**Task prompt**
Leave the pictures out and quote every line from the start of the listing to the line with "['#000000', '#ff0000', '#00e000', '#0000ff'];", inclusive.

**Data block**
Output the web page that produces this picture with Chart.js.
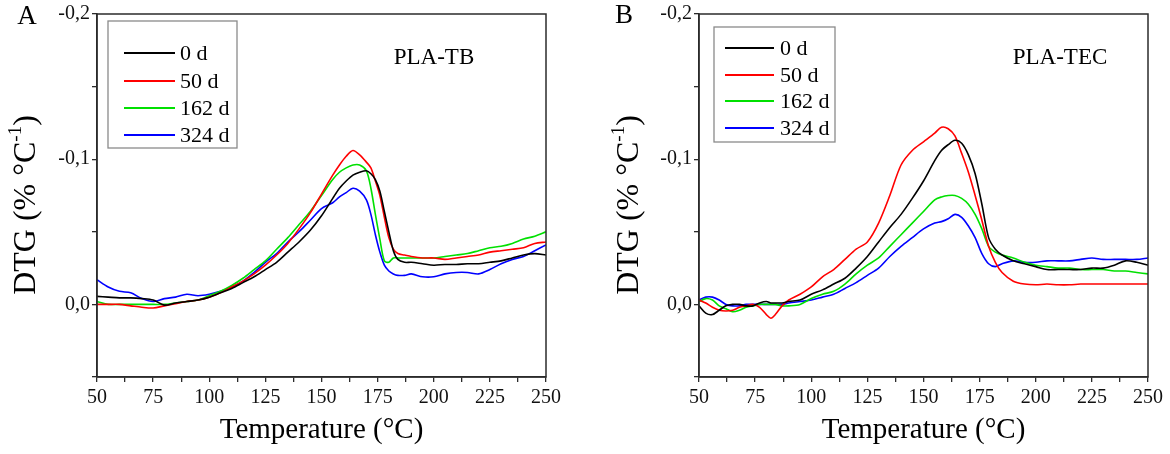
<!DOCTYPE html>
<html lang="en">
<head>
    <meta charset="UTF-8">
    <title>DTG curves PLA-TB / PLA-TEC</title>
    <script src="https://cdn.jsdelivr.net/npm/chart.js"></script>
    <style>
        body { margin: 0; background: #fff; }
        .panel { position: absolute; top: 0; width: 585px; height: 454px; }
    </style>
</head>
<body>
<div class="panel" style="left:0"><canvas id="chartA" width="585" height="454"></canvas></div>
<div class="panel" style="left:585px"><canvas id="chartB" width="585" height="454"></canvas></div>

<script>
    // series names and colours
    const seriesLabels = ['0 d', '50 d', '162 d', '324 d'];
    const seriesColors = ['#000000', '#ff0000', '#00e000', '#0000ff'];

    // panel A, PLA-TB (temperature in °C, DTG in % °C-1)
    const tempA = [50, 55, 60, 65, 70, 75, 80, 85, 90, 95, 100, 105, 110, 115, 120, 125, 130, 135, 140, 145,
        150, 155, 158, 161, 164, 167, 170, 172, 174, 176, 178, 180, 182, 184, 187, 190, 195, 200, 205, 210,
        215, 220, 225, 230, 235, 240, 245, 250];
    const tb0 = [-0.0055, -0.005, -0.0045, -0.0045, -0.004, -0.003, 0.0005, -0.001, -0.002, -0.003, -0.005, -0.008,
        -0.011, -0.015, -0.019, -0.024, -0.029, -0.036, -0.043, -0.051, -0.061, -0.073, -0.080, -0.085, -0.089,
        -0.091, -0.092, -0.090, -0.086, -0.078, -0.064, -0.050, -0.037, -0.031, -0.029, -0.029, -0.028, -0.027,
        -0.0275, -0.0275, -0.028, -0.028, -0.029, -0.030, -0.032, -0.034, -0.035, -0.034];
    const tb50 = [0.0, 0.0, 0.0, 0.001, 0.002, 0.0025, 0.001, -0.0005, -0.002, -0.003, -0.005, -0.008, -0.012,
        -0.016, -0.021, -0.027, -0.034, -0.042, -0.052, -0.063, -0.076, -0.089, -0.096, -0.102, -0.106, -0.103,
        -0.098, -0.094, -0.085, -0.075, -0.060, -0.046, -0.038, -0.035, -0.034, -0.033, -0.032, -0.032, -0.031,
        -0.032, -0.033, -0.034, -0.036, -0.037, -0.038, -0.039, -0.042, -0.043];
    const tb162 = [-0.002, 0.0, 0.0, 0.0, 0.0, 0.0, 0.0, -0.001, -0.002, -0.003, -0.006, -0.009, -0.013, -0.018,
        -0.024, -0.030, -0.038, -0.046, -0.055, -0.064, -0.075, -0.086, -0.091, -0.094, -0.096, -0.096, -0.092,
        -0.080, -0.062, -0.045, -0.030, -0.029, -0.032, -0.032, -0.032, -0.032, -0.032, -0.032, -0.033, -0.034,
        -0.035, -0.037, -0.039, -0.040, -0.042, -0.045, -0.047, -0.050];
    const tb324 = [-0.017, -0.012, -0.009, -0.008, -0.004, -0.002, -0.004, -0.005, -0.007, -0.006, -0.007, -0.009,
        -0.012, -0.016, -0.022, -0.029, -0.035, -0.043, -0.050, -0.058, -0.066, -0.070, -0.074, -0.077, -0.080,
        -0.078, -0.072, -0.062, -0.048, -0.036, -0.027, -0.023, -0.021, -0.020, -0.020, -0.021, -0.019, -0.019,
        -0.021, -0.022, -0.022, -0.021, -0.024, -0.028, -0.031, -0.033, -0.037, -0.041];

    // panel B, PLA-TEC
    const tempB = [50, 53, 56, 59, 62, 65, 68, 71, 74, 77, 80, 82, 84, 87, 90, 95, 100, 105, 110, 115, 120, 125,
        130, 135, 140, 145, 150, 155, 158, 161, 164, 167, 170, 173, 176, 179, 182, 185, 190, 195, 200, 205, 210,
        215, 220, 225, 230, 235, 240, 245, 250];
    const tec0 = [0.001, 0.006, 0.007, 0.004, 0.001, 0.0, 0.0, 0.001, 0.001, -0.001, -0.002, -0.001, -0.001, -0.001,
        -0.002, -0.003, -0.007, -0.010, -0.014, -0.018, -0.025, -0.033, -0.043, -0.053, -0.062, -0.073, -0.085,
        -0.099, -0.106, -0.110, -0.113, -0.111, -0.103, -0.090, -0.069, -0.046, -0.038, -0.034, -0.030, -0.028,
        -0.026, -0.024, -0.024, -0.024, -0.024, -0.025, -0.025, -0.027, -0.030, -0.029, -0.027];
    const tec50 = [-0.003, -0.001, 0.002, 0.004, 0.0045, 0.004, 0.002, 0.001, 0.0, 0.002, 0.007, 0.0095, 0.007,
        0.001, -0.003, -0.007, -0.012, -0.019, -0.024, -0.031, -0.038, -0.043, -0.056, -0.075, -0.096, -0.106,
        -0.112, -0.118, -0.122, -0.121, -0.116, -0.104, -0.091, -0.075, -0.058, -0.040, -0.029, -0.022, -0.016,
        -0.014, -0.0135, -0.014, -0.0135, -0.0135, -0.014, -0.014, -0.014, -0.014, -0.014, -0.014, -0.014];
    const tec162 = [-0.002, -0.004, -0.003, 0.001, 0.003, 0.005, 0.004, 0.002, 0.001, 0.0, 0.0, 0.0, 0.0, 0.001,
        0.001, 0.0, -0.004, -0.007, -0.009, -0.014, -0.021, -0.027, -0.032, -0.040, -0.048, -0.056, -0.064,
        -0.072, -0.074, -0.075, -0.075, -0.073, -0.069, -0.062, -0.052, -0.040, -0.036, -0.034, -0.032, -0.029,
        -0.027, -0.026, -0.025, -0.025, -0.024, -0.024, -0.024, -0.023, -0.023, -0.022, -0.021];
    const tec324 = [-0.003, -0.005, -0.005, -0.003, 0.0, 0.001, 0.001, 0.0, 0.0, 0.0, 0.0, 0.0, 0.0, 0.0, -0.001,
        -0.002, -0.003, -0.005, -0.007, -0.011, -0.015, -0.020, -0.025, -0.033, -0.040, -0.046, -0.052, -0.056,
        -0.057, -0.059, -0.062, -0.060, -0.054, -0.046, -0.035, -0.028, -0.026, -0.028, -0.030, -0.029, -0.029,
        -0.030, -0.030, -0.030, -0.031, -0.032, -0.031, -0.031, -0.031, -0.031, -0.032];

    // axis ticks
    const xMin = 50, xMax = 250, xStep = 12.5, xLabelStep = 25;
    const yMin = -0.2, yMax = 0.05, yStep = 0.05;

    const serif = "'Liberation Serif', 'DejaVu Serif', serif";
    const axisColor = '#2b2b2b';

    // frame, panel letter, sample name, legend box and y title
    const decorations = {
        id: 'decorations',
        afterDraw(chart, args, opts) {
            const ctx = chart.ctx;
            const a = chart.chartArea;
            ctx.save();
            ctx.strokeStyle = axisColor;
            ctx.lineWidth = 1.5;
            ctx.strokeRect(a.left, a.top, a.right - a.left, a.bottom - a.top);

            ctx.fillStyle = '#000';
            ctx.textBaseline = 'middle';
            ctx.textAlign = 'center';
            ctx.font = '27px ' + serif;
            ctx.fillText(opts.letter, opts.letterX, opts.letterY);
            ctx.font = '23px ' + serif;
            ctx.fillText(opts.sample, opts.sampleX, opts.sampleY);

            // legend
            const lg = opts.legend;
            ctx.strokeStyle = '#8a8a8a';
            ctx.lineWidth = 1.3;
            ctx.strokeRect(lg.x, lg.y, lg.w, lg.h);
            ctx.font = '22px ' + serif;
            ctx.textAlign = 'left';
            chart.data.datasets.forEach((ds, i) => {
                const yy = lg.rows[i];
                ctx.strokeStyle = ds.borderColor;
                ctx.lineWidth = 2;
                ctx.beginPath();
                ctx.moveTo(lg.lineX0, yy);
                ctx.lineTo(lg.lineX1, yy);
                ctx.stroke();
                ctx.fillStyle = '#000';
                ctx.fillText(ds.label, lg.textX, yy + 1);
            });

            // y axis title with superscript
            ctx.translate(opts.yTitleX, opts.yTitleY);
            ctx.rotate(-Math.PI / 2);
            const big = '32px ' + serif, small = '19px ' + serif;
            const parts = [['DTG (% °C', big, 0], ['-1', small, -11], [')', big, 0]];
            let total = 0;
            parts.forEach(p => { ctx.font = p[1]; total += ctx.measureText(p[0]).width; });
            let x = -total / 2;
            ctx.textAlign = 'left';
            ctx.textBaseline = 'middle';
            ctx.fillStyle = '#000';
            parts.forEach(p => {
                ctx.font = p[1];
                ctx.fillText(p[0], x, p[2] + 1);
                x += ctx.measureText(p[0]).width;
            });
            ctx.restore();
        }
    };

    function pts(temps, vals) {
        return temps.map((t, i) => ({x: t, y: vals[i]}));
    }

    function makeChart(id, temps, series, yWidth, padRight, deco) {
        new Chart(document.getElementById(id), {
            type: 'line',
            data: {
                datasets: series.map((s, i) => ({
                    label: seriesLabels[i],
                    data: pts(temps, s),
                    borderColor: seriesColors[i],
                    borderWidth: 1.6,
                    pointRadius: 0,
                    tension: 0.3,
                    fill: false
                }))
            },
            options: {
                responsive: false,
                animation: false,
                events: [],
                layout: {padding: {left: 0, top: 14, right: padRight, bottom: 0}},
                plugins: {
                    legend: {display: false},
                    tooltip: {enabled: false},
                    decorations: deco
                },
                scales: {
                    x: {
                        type: 'linear',
                        min: xMin,
                        max: xMax,
                        afterFit: s => { s.height = 77; },
                        border: {display: true, color: axisColor, width: 1.5},
                        grid: {drawOnChartArea: false, drawTicks: true, tickLength: 5, color: axisColor, lineWidth: 1.3},
                        ticks: {
                            stepSize: xStep,
                            autoSkip: false,
                            maxRotation: 0,
                            padding: 4,
                            color: '#111',
                            font: {family: serif, size: 20},
                            callback: v => (v % xLabelStep === 0 ? v : '')
                        },
                        title: {
                            display: true,
                            text: 'Temperature (°C)',
                            color: '#000',
                            font: {family: serif, size: 29},
                            padding: {top: 0, bottom: 6}
                        }
                    },
                    y: {
                        type: 'linear',
                        reverse: true,
                        min: yMin,
                        max: yMax,
                        afterFit: s => { s.width = yWidth; },
                        border: {display: true, color: axisColor, width: 1.5},
                        grid: {drawOnChartArea: false, drawTicks: true, tickLength: 5, color: axisColor, lineWidth: 1.3},
                        ticks: {
                            stepSize: yStep,
                            autoSkip: false,
                            padding: 2,
                            color: '#111',
                            font: {family: serif, size: 20},
                            callback: v => {
                                const r = Math.round(v * 10);
                                if (Math.abs(v * 10 - r) > 1e-6) return '';
                                return (r / 10).toFixed(1).replace('.', ',');
                            }
                        }
                    }
                }
            },
            plugins: [decorations]
        });
    }

    makeChart('chartA', tempA, [tb0, tb50, tb162, tb324], 97, 39, {
        letter: 'A', letterX: 27, letterY: 17,
        sample: 'PLA-TB', sampleX: 434, sampleY: 58,
        yTitleX: 26, yTitleY: 205,
        legend: {x: 108, y: 21, w: 129, h: 127, rows: [53, 81, 108, 135], lineX0: 124, lineX1: 175, textX: 180}
    });
    makeChart('chartB', tempB, [tec0, tec50, tec162, tec324], 114, 22, {
        letter: 'B', letterX: 39, letterY: 16,
        sample: 'PLA-TEC', sampleX: 475, sampleY: 58,
        yTitleX: 44, yTitleY: 205,
        legend: {x: 129, y: 27, w: 121, h: 115, rows: [48, 75, 101, 128], lineX0: 140, lineX1: 189, textX: 195}
    });
</script>
</body>
</html>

**Full response**
Output the web page that produces this picture with Chart.js.
<!DOCTYPE html>
<html lang="en">
<head>
    <meta charset="UTF-8">
    <title>DTG curves PLA-TB / PLA-TEC</title>
    <script src="https://cdn.jsdelivr.net/npm/chart.js"></script>
    <style>
        body { margin: 0; background: #fff; }
        .panel { position: absolute; top: 0; width: 585px; height: 454px; }
    </style>
</head>
<body>
<div class="panel" style="left:0"><canvas id="chartA" width="585" height="454"></canvas></div>
<div class="panel" style="left:585px"><canvas id="chartB" width="585" height="454"></canvas></div>

<script>
    // series names and colours
    const seriesLabels = ['0 d', '50 d', '162 d', '324 d'];
    const seriesColors = ['#000000', '#ff0000', '#00e000', '#0000ff'];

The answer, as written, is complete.